Delve into your data and try and find patterns from your subscriber behaviours. Use insights, intuition and key persuasion tactics to attempt to win them back. This could range from incentives (free shipping or product discounts), reaching out to subscribers to tailor their email preferences or even reminders of the benefits your brand offers.
Here's a great customer win-back email example from asos, which shows subscribers what their current preferences are, an option to change the types of emails and offers they receive and also a very clear option to opt-out:
Create a reengagement email series, testing different persuasion tactics, before leading to an ultimatum-style final reactivation attempt.

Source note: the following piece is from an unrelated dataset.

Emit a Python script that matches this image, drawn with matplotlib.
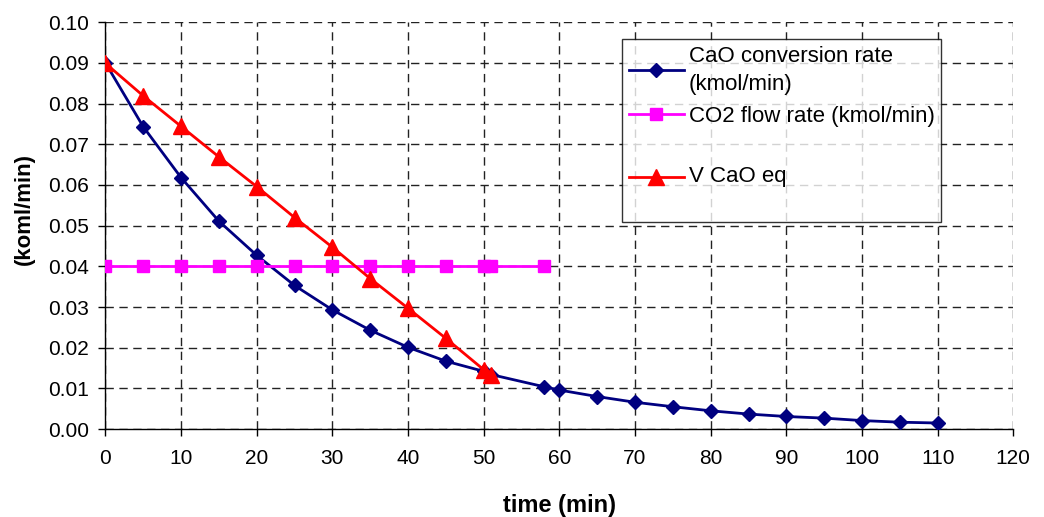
import numpy as np
import matplotlib
matplotlib.use("Agg")
import matplotlib.pyplot as plt

plt.rcParams['font.family'] = ['Liberation Sans', 'DejaVu Sans']

# CaO conversion rate (kmol/min)
t_cao = [0, 5, 10, 15, 20, 25, 30, 35, 40, 45, 50, 51, 58, 60, 65, 70, 75, 80,
         85, 90, 95, 100, 105, 110]
v_cao = [0.0900, 0.0743, 0.0618, 0.0511, 0.0427, 0.0353, 0.0293, 0.0243,
         0.0201, 0.0167, 0.0142, 0.0134, 0.0104, 0.0096, 0.0080, 0.0066,
         0.0055, 0.0045, 0.0037, 0.0031, 0.0027, 0.0021, 0.0017, 0.0015]

# CO2 flow rate (kmol/min)
t_co2 = [0, 5, 10, 15, 20, 25, 30, 35, 40, 45, 50, 51, 58]
v_co2 = [0.04] * len(t_co2)

# V CaO eq
t_eq = [0, 5, 10, 15, 20, 25, 30, 35, 40, 45, 50, 51]
v_eq = [0.0899, 0.0819, 0.0744, 0.0669, 0.0596, 0.0520, 0.0447, 0.0370,
        0.0297, 0.0223, 0.0146, 0.0132]

labels = ["CaO conversion rate\n(kmol/min)", "CO2 flow rate (kmol/min)",
          "\nV CaO eq\n"]

fig = plt.figure(figsize=(10.44, 5.17), dpi=100)
ax = fig.add_axes([0.101, 0.170, 0.8696, 0.787])

ax.plot(t_cao, v_cao, color="#000080", lw=2, marker="D", ms=7.5,
        label=labels[0], zorder=3)
ax.plot(t_co2, v_co2, color="#FF00FF", lw=2, marker="s", ms=9,
        label=labels[1], zorder=3)
ax.plot(t_eq, v_eq, color="#FF0000", lw=2, marker="^", ms=11,
        label=labels[2], zorder=4)

ax.set_xlim(0, 120)
ax.set_ylim(0, 0.10)
ax.set_xticks(np.arange(0, 121, 10))
ax.set_yticks(np.arange(0, 0.101, 0.01))
ax.set_yticklabels(["%.2f" % v for v in np.arange(0, 0.101, 0.01)])
ax.tick_params(labelsize=15, direction="out", length=5, width=1, color="black")
ax.tick_params(axis="x", pad=9)
ax.tick_params(axis="y", pad=7)

ax.grid(True, color="#222222", linestyle=(0, (6, 4)), lw=1)
ax.spines["top"].set_visible(False)
ax.spines["right"].set_visible(False)
for s in ("left", "bottom"):
    ax.spines[s].set_color("black")
    ax.spines[s].set_linewidth(1)

ax.set_xlabel("time (min)", fontsize=17, fontweight="bold")
ax.set_ylabel("(koml/min)", fontsize=16, fontweight="bold")
ax.xaxis.set_label_coords(0.5, -0.16)
ax.yaxis.set_label_coords(-0.078, 0.54)

leg = ax.legend(loc="upper left", bbox_to_anchor=(622 / 1044, 1 - 39 / 517),
                bbox_transform=fig.transFigure, borderaxespad=0,
                fontsize=16, frameon=True, fancybox=False, edgecolor="black",
                handlelength=2.48, handletextpad=0.22, labelspacing=0.5,
                borderpad=0.3)
leg.get_frame().set_linewidth(1)
for txt in leg.get_texts():
    txt.set_linespacing(1.45)

plt.savefig("out.png", dpi=100)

3. Give subscribers another way to engage
Not everyone who signs up for subscriber lists spend a lot of time reading and engaging with brand emails. They may just prefer to engage with retail brands via social media or other channels. So rather than writing them off, why not give them a different option?
For instance, you can invite them to follow on your other channels, such as Facebook, Twitter, YouTube or even to get SMS news and offers. Use reengagement emails to invite subscribers to interact with your brand in a different way.
This reengagement email example from Missguided demonstrates several win-back tactics:
The campaign uses emotive copywriting, a site-wide discount code and an invitation to join Missguided's different social channels, for customers who prefer to engage with the brand outside of the inbox.
4. Show off all that value they're missing
You've tried to reengage your subscribers with personalised offers and other persuasion tactics, but many aren't taking the bait. There's still hope. One option is to focus on the value your brand emails and products, which they're missing out on.
You can do this by listing all your benefits or showcasing them in a video demonstration. Take a look at how Chain Reaction Cycles decided to do it:
After displaying the brand's benefits, they offer inactive subscribers a discount. So after you entice your readers, give them a reason to act straightaway with an offer.
5. Don't fear unsubscribes
You win some, you lose some. The key is in how you handle the situation. And when it comes to your inactive subscribers, you can give them advance notice you're about to cut ties with them and remove them from your subscriber list...unless they want to stay after all!
In some cases, this will help kindle their interest in your brand and products. And for others, they'll simply ignore the warning. But don't worry – the idea is to keep the ones that are more likely to become active customers again. You should be used to seeing (or even sending) these type of ultimatum emails during the GDPR repermissioning period, earlier in 2018.
Take inspiration from the tactics used by retailers for repermissioning campaigns, such as this example from New Look:
We put together a Guide to Repermissioning, which includes 50 great brand examples. Use this free guide to inspire your reengagement campaigns.
6. Give your subscribers options
Here's another option you can give your subscribers – a choice between different products. It's an excellent way to engage them and get subscribers to convert at the same time.
Birchbox did a great job of this by offering inactive subscribers two Rifle Paper Co. boxes:
Playing on the desires of your prospects is no new tactic. We all know how much consumers love freebies, so it's a good way of offering value and reconnecting with them.
Summary
Don't underestimate the importance of reengaging inactive subscribers. Allowing them to bloat your email database will only negatively impact your numbers and it'll trash your deliverability too. It's essential to either remove them or reengage them.
And by far, it's much smarter to at least attempt to reconnect and win back some of these subscribers, so you can potentially convert them back into active customers.